• Task goal:
Your task is to give the number of lines in the listing that include "code", and nothing else.

• Entries taken from a collection:
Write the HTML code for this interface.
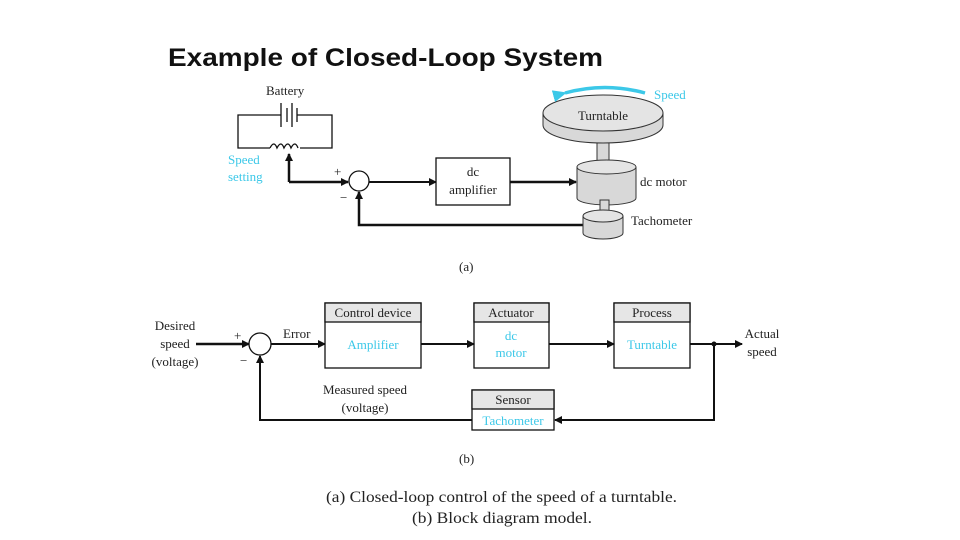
<!DOCTYPE html>
<html><head><meta charset="utf-8"><style>
body{margin:0;background:#fff;width:960px;height:540px;overflow:hidden}
svg{display:block}
.t{font-family:"Liberation Serif",serif;font-size:13px;fill:#222}
.c{font-family:"Liberation Serif",serif;font-size:13px;fill:#3cc8e8}
</style></head><body>
<svg width="960" height="540" viewBox="0 0 960 540">
<defs><marker id="a" markerWidth="8" markerHeight="8" refX="7" refY="4" orient="auto" markerUnits="userSpaceOnUse"><path d="M0,0 L8,4 L0,8z" fill="#111"/></marker>
<marker id="ac" markerWidth="14" markerHeight="12" refX="2" refY="6" orient="auto" markerUnits="userSpaceOnUse"><path d="M14,0 L0,6 L14,12z" fill="#3cc8e8"/></marker></defs>
<text x="168" y="66" font-family="Liberation Sans,sans-serif" font-weight="bold" font-size="25" fill="#111" textLength="435" lengthAdjust="spacingAndGlyphs">Example of Closed-Loop System</text>

<!-- (a) -->
<text class="t" x="266" y="95">Battery</text>
<g stroke="#111" stroke-width="1.3" fill="none">
<path d="M281,115 H238 V148 H270 M300,148 H332 V115 H297"/>
<path d="M281,103 V127 M287,108 V122 M292,103 V127 M297,108 V122"/>
<path d="M270,148 q4,-8 7,0 q4,-8 7,0 q4,-8 7,0 q4,-8 7,0"/>
</g>
<path d="M289,182 V154" stroke="#111" stroke-width="2.5" marker-end="url(#a)"/>
<text class="c" x="228" y="164">Speed</text><text class="c" x="228" y="181">setting</text>
<path d="M289,182 H348" stroke="#111" stroke-width="2.5" marker-end="url(#a)"/>
<circle cx="359" cy="181" r="10" fill="#fff" stroke="#111" stroke-width="1.3"/>
<text class="t" x="334" y="176">+</text><text class="t" x="340" y="202">−</text>
<path d="M369,182 H436" stroke="#111" stroke-width="2" marker-end="url(#a)"/>
<rect x="436" y="158" width="74" height="47" fill="#fff" stroke="#111" stroke-width="1.3"/>
<text class="t" x="473" y="176" text-anchor="middle">dc</text><text class="t" x="473" y="194" text-anchor="middle">amplifier</text>
<path d="M510,182 H576" stroke="#111" stroke-width="2.5" marker-end="url(#a)"/>
<path d="M583,225 H359 V192" stroke="#111" stroke-width="2.5" fill="none" marker-end="url(#a)"/>
<!-- motor -->
<g stroke="#333" stroke-width="1" fill="#d8d8d8">
<rect x="597" y="133" width="12" height="34"/>
<path d="M577,167 V198 A29.5,7 0 0 0 636,198 V167z"/>
<ellipse cx="606.5" cy="167" rx="29.5" ry="7" fill="#e4e4e4"/>
<rect x="600" y="200" width="9" height="14"/>
<path d="M583,216 V233 A20,6 0 0 0 623,233 V216z"/>
<ellipse cx="603" cy="216" rx="20" ry="6" fill="#e4e4e4"/>
<path d="M543,113 V125 A60,18 0 0 0 663,125 V113z"/>
<ellipse cx="603" cy="113" rx="60" ry="18" fill="#e4e4e4"/>
</g>
<path d="M645,93 Q605,82 565,93" stroke="#3cc8e8" stroke-width="3.5" fill="none" marker-end="url(#ac)"/>
<text class="c" x="654" y="99">Speed</text>
<text class="t" x="603" y="120" text-anchor="middle">Turntable</text>
<text class="t" x="640" y="186">dc motor</text>
<text class="t" x="631" y="225">Tachometer</text>
<text class="t" x="459" y="271">(a)</text>

<!-- (b) -->
<text class="t" x="175" y="330" text-anchor="middle">Desired</text>
<text class="t" x="175" y="348" text-anchor="middle">speed</text>
<text class="t" x="175" y="366" text-anchor="middle">(voltage)</text>
<path d="M196,344 H249" stroke="#111" stroke-width="2.5" marker-end="url(#a)"/>
<circle cx="260" cy="344" r="11" fill="#fff" stroke="#111" stroke-width="1.3"/>
<text class="t" x="234" y="340">+</text><text class="t" x="240" y="365">−</text>
<text class="t" x="283" y="338">Error</text>
<path d="M271,344 H325" stroke="#111" stroke-width="2" marker-end="url(#a)"/>
<g stroke="#111" stroke-width="1.3">
<rect x="325" y="303" width="96" height="65" fill="#fff"/><rect x="325" y="303" width="96" height="19" fill="#e6e6e6"/>
<rect x="474" y="303" width="75" height="65" fill="#fff"/><rect x="474" y="303" width="75" height="19" fill="#e6e6e6"/>
<rect x="614" y="303" width="76" height="65" fill="#fff"/><rect x="614" y="303" width="76" height="19" fill="#e6e6e6"/>
<rect x="472" y="390" width="82" height="40" fill="#fff"/><rect x="472" y="390" width="82" height="19" fill="#e6e6e6"/>
</g>
<text class="t" x="373" y="317" text-anchor="middle">Control device</text>
<text class="c" x="373" y="349" text-anchor="middle">Amplifier</text>
<text class="t" x="511" y="317" text-anchor="middle">Actuator</text>
<text class="c" x="511" y="340" text-anchor="middle">dc</text><text class="c" x="511" y="357" text-anchor="middle">motor</text>
<text class="t" x="652" y="317" text-anchor="middle">Process</text>
<text class="c" x="652" y="349" text-anchor="middle">Turntable</text>
<text class="t" x="513" y="404" text-anchor="middle">Sensor</text>
<text class="c" x="513" y="425" text-anchor="middle">Tachometer</text>
<path d="M421,344 H474" stroke="#111" stroke-width="2" marker-end="url(#a)"/>
<path d="M549,344 H614" stroke="#111" stroke-width="2" marker-end="url(#a)"/>
<path d="M690,344 H742" stroke="#111" stroke-width="2" marker-end="url(#a)"/>
<circle cx="714" cy="344" r="2.5" fill="#111"/>
<path d="M714,344 V420 H555" stroke="#111" stroke-width="2" fill="none" marker-end="url(#a)"/>
<path d="M472,420 H260 V356" stroke="#111" stroke-width="2" fill="none" marker-end="url(#a)"/>
<text class="t" x="762" y="338" text-anchor="middle">Actual</text><text class="t" x="762" y="356" text-anchor="middle">speed</text>
<text class="t" x="365" y="394" text-anchor="middle">Measured speed</text><text class="t" x="365" y="412" text-anchor="middle">(voltage)</text>
<text class="t" x="459" y="463">(b)</text>
<text x="326" y="502" font-family="Liberation Serif,serif" font-size="16" fill="#222" textLength="351" lengthAdjust="spacingAndGlyphs">(a) Closed-loop control of the speed of a turntable.</text>
<text x="412" y="523" font-family="Liberation Serif,serif" font-size="16" fill="#222" textLength="180" lengthAdjust="spacingAndGlyphs">(b) Block diagram model.</text>
</svg>
</body></html>
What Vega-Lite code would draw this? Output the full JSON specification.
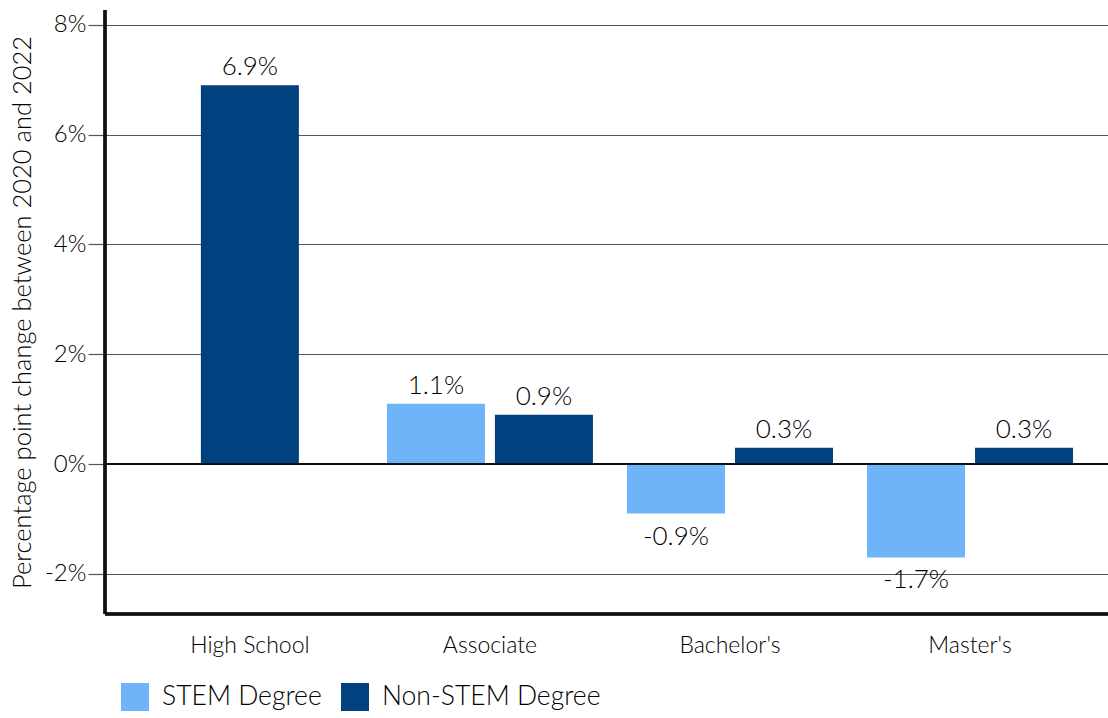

• Result of this task:
2